My day included kissing and hugging some scrumptious babies at what I laughingly call work.

It proceeded very nicely to Starbucks with the beautiful friend Susan, with cinnamon dolce lattes and the soft seats, score !!! On a slightly down note there were no cinnamon swirls but we made do, no complaints.

I managed to book very cheap flights for the beautiful children and I to go to the beautiful house in Turkey for 2 weeks, I'm so excited as we go in 2 weeks time.

My very beautiful and talented bloggy friend Lisa, gave me an award on her blog, I love Lisa and if I was in anyway as talented and technological as her I would link you to her site but I can't but I love her and thank her.

There were no major tears, tantrums or dramas in the post school period, which is always a distinct possibility.

Dinner went without complaint, partly because as things were going so well, in my inate wisdom I decided not to push my luck - ie in providing food that contains vitamins and can be construed as healthy but instead to provide pizza and garlic doughballs ( from Pizza Express) for the beautiful children as it's one of the few things they will eat collectively without moaning.

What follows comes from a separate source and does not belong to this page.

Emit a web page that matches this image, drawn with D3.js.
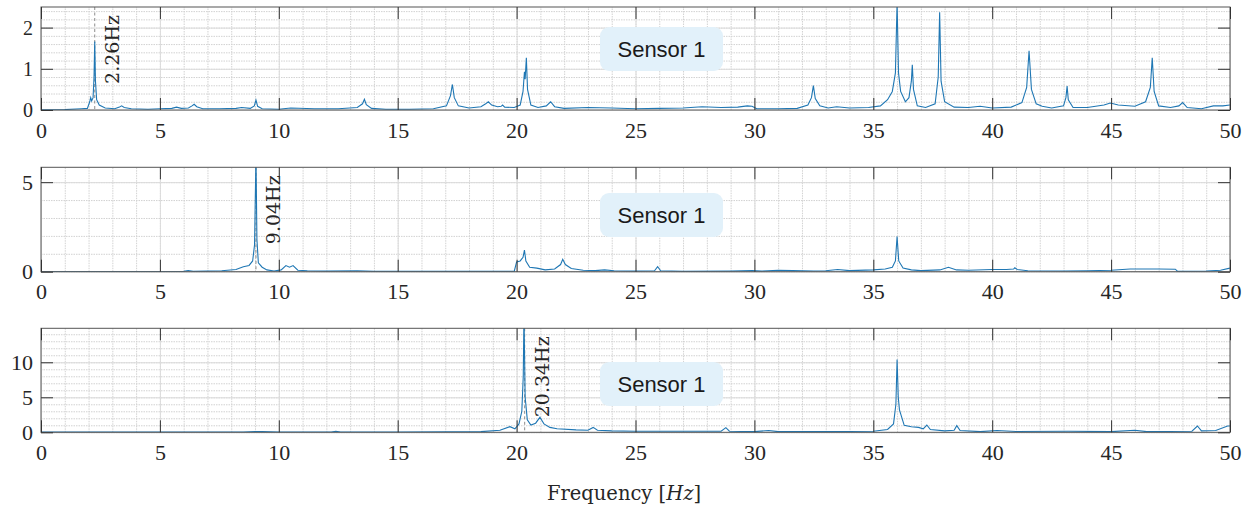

I had the most perfect evening, which ended at midnight in the same way my day began.

How good was that ? How lucky am I ? I hope you have a perfect Tuesday or any perfect day of your own soon.

Saturday, 23 June 2007

The Beautiful Children

This week my littlest 2 people have been very loving towards me. My Beautiful Baby Daughter wrote me a letter telling me how much she loves me ( which makes a nice change from the full 3 verses and the disco chorus of what a mean mummy I am !!!)

Not to be outdone, The Beautiful Son wrote me a poem, yes, really a poem, telling me how much he loves me.

So as I showed off these treasures very proudly to Beautiful Eldest Daughter, she looked at them with her usual disdain and said " Oh crap, will you be expecting something from me ? "

Oh no darling, I know how busy you are tormenting the local teenage boys with your utter gorgeousness and uber coolness. That's a full time job for you, sweetie.